Now and then, I would recall the night I slept with Creta Kano, but the memory of it was mysteriously vague. I held her in my arms that night and joined my body with hers any number of times: that was an undeniable fact. But as the weeks passed by, the feeling of certainty began to disappear. I couldn’t bring back concrete images of her body or of the ways in which it had joined with mine. If anything, the memories of what I had done with her earlier, in my mind—in unreality—were far more vivid than the memories of the reality of that night. The image of her
mounted on me, wearing Kumiko’s blue dress, in that strange hotel room, came back to me over and over again with amazing clarity.


Early October saw the death of the uncle of Noboru Wataya who had served as Niigata’s representative to the Lower House.
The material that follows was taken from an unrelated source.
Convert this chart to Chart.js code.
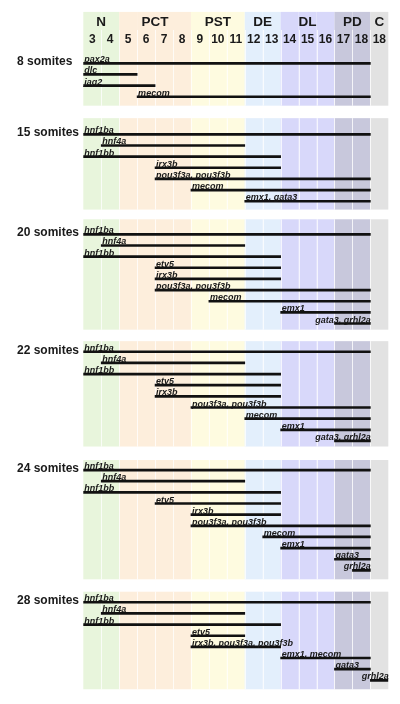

He suffered a heart attack shortly after midnight in his hospital bed in Niigata, and by dawn, despite the doctors’ best efforts, he was nothing but a corpse. The death had long been anticipated, of course, and a general election was expected shortly, so the uncle’s supporters lost no time in formalizing their earlier plan to have Noboru Wataya inherit the constituency. The late representative’s vote-gathering machinery was solidly based and solidly conservative. Barring some major unforeseen event, Noboru Wataya’s election was all but assured.

The first thing that crossed my mind when I read the article in a library newspaper was how busy the Wataya family was going to be from now on. The farthest thing from anybody’s mind would be Kumiko’s divorce.


The black-and-blue mark on my face neither grew nor shrank. It produced neither fever nor pain. I gradually forgot I even had it. I stopped trying to hide the mark by wearing sunglasses or a hat with the brim pulled down low. I would be reminded of it now and then when I went out shopping and people would stare at me or look away, but even these reactions stopped bothering me after a while. I wasn’t harming them by having a mark on my face. I would examine it each morning when I washed and shaved, but I could see no change. Its size, color, and shape remained the same.